So in Flex you can invoke a service (like a WebService method, or HTTPService.send()), which returns a token (mx.rpc.AsyncToken). After that, you set a responder on the token. When the results come back, the responder is called. Calling the send() method actually sends the request, so the whole construct looks bizarre, since you’re setting a responder/handler AFTER the call has been sent. This is a very common pattern in Cairngorm applications.
The fact is that this never fails, and I wondered why, because it looks possible (although unlikely) for an RPC call to return data before the responder is set. After thinking for a while, I remembered one of my first problems with Flash, years ago: it’s single threaded. After investigating on the web, I found out this is really what makes this (and a whole host of other async stuff) work in Flash/Flex. The call may return data, but since it’s single threaded, your method will surely be able to continue, and set the responder, before the result handler is called. Uncommon, to say the least.
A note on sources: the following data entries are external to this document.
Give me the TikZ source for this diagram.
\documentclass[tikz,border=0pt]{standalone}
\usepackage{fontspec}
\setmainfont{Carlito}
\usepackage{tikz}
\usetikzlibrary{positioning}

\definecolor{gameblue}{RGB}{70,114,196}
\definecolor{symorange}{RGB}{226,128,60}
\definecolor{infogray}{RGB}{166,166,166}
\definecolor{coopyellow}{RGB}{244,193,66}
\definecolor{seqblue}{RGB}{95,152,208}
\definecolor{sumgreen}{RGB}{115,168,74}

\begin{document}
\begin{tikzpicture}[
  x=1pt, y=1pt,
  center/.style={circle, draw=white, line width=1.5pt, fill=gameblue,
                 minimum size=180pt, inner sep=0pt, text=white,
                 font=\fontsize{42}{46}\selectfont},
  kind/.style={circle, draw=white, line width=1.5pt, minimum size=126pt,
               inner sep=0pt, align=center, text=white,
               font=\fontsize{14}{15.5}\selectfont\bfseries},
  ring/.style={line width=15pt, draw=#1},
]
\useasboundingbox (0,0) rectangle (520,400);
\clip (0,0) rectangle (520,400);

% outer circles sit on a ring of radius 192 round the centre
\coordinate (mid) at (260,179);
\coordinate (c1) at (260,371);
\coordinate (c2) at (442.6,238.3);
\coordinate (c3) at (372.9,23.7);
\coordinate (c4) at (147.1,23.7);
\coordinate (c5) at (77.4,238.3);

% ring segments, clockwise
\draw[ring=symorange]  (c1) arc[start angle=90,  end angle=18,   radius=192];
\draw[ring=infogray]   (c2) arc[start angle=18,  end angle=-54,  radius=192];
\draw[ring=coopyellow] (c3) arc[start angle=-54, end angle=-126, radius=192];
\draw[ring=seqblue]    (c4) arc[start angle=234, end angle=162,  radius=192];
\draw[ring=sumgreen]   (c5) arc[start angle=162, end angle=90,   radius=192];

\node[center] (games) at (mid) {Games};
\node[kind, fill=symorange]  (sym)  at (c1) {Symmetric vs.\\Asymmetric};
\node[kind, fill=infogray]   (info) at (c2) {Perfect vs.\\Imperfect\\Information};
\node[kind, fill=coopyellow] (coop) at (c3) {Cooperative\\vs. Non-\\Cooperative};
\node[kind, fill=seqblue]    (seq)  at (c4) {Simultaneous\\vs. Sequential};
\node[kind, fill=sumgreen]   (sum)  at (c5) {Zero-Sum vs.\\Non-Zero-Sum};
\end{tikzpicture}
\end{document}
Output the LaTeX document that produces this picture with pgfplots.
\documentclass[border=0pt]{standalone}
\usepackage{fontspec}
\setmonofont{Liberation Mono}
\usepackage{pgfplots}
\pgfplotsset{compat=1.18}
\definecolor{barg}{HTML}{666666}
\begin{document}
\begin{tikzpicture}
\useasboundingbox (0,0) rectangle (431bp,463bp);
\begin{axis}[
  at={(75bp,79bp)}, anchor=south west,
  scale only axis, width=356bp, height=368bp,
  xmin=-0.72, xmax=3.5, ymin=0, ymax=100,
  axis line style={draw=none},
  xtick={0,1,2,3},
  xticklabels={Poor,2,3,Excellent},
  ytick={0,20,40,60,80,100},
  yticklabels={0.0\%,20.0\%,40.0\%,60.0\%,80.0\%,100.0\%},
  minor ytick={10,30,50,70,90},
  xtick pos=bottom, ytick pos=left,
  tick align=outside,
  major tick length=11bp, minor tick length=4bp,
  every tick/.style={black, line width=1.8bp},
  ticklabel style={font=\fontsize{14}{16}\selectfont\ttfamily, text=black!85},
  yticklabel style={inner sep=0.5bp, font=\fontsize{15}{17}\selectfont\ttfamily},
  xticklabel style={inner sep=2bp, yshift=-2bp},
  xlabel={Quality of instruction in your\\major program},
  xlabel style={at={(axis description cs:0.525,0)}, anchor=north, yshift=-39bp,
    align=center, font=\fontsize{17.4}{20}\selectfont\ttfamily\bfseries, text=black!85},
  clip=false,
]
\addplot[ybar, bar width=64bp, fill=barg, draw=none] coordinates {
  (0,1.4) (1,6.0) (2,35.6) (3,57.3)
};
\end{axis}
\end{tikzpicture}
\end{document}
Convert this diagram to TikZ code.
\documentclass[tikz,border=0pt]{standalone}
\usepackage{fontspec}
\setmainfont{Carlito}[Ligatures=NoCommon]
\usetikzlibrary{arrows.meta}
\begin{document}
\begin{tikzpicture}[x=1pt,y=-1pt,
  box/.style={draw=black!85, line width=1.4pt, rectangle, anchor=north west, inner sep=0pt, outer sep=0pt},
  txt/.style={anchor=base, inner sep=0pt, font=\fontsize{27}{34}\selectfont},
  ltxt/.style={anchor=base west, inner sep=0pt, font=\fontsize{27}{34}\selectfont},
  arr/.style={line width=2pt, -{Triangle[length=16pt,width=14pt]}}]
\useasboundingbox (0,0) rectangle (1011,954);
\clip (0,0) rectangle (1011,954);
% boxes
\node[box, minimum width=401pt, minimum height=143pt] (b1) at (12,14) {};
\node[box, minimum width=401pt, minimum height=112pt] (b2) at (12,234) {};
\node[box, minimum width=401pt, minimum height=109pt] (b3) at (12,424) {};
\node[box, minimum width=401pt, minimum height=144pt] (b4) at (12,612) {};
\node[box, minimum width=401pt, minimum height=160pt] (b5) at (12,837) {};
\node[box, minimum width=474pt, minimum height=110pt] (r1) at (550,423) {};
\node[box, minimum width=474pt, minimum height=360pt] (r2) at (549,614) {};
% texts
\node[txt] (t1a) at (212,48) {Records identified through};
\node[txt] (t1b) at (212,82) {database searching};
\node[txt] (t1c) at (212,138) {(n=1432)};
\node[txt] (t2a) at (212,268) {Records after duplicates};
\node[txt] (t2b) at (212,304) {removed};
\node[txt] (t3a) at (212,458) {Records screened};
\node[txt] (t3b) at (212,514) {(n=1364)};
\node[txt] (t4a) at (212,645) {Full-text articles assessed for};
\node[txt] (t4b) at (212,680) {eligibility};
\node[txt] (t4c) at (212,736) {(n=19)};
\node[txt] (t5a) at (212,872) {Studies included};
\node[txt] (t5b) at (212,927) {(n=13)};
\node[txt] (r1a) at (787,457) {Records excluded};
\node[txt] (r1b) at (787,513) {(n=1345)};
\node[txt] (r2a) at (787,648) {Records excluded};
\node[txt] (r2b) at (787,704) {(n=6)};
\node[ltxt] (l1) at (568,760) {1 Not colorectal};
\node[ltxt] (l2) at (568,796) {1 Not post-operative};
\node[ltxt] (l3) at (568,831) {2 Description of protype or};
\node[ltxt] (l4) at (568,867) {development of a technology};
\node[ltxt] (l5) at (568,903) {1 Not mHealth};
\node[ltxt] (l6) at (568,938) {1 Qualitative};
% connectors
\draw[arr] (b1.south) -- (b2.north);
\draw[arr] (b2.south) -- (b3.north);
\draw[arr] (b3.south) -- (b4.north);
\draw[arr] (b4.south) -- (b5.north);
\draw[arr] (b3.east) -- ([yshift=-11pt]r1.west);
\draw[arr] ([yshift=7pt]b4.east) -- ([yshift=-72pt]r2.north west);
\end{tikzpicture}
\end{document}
It has long been looking for this information, Thank you for your work.
I have actually been puzzled with this myself for quite some time. I am actually still today unclear on how can flex be asynchronous and single threaded??
The call to send() only prepares the call to the actual server, some event scheduler of some sort and returns the async token which I can set w/ the responder?
I am sure that’s not the way it works….it just sounds lame…
Can you please re-explain this? Thank you.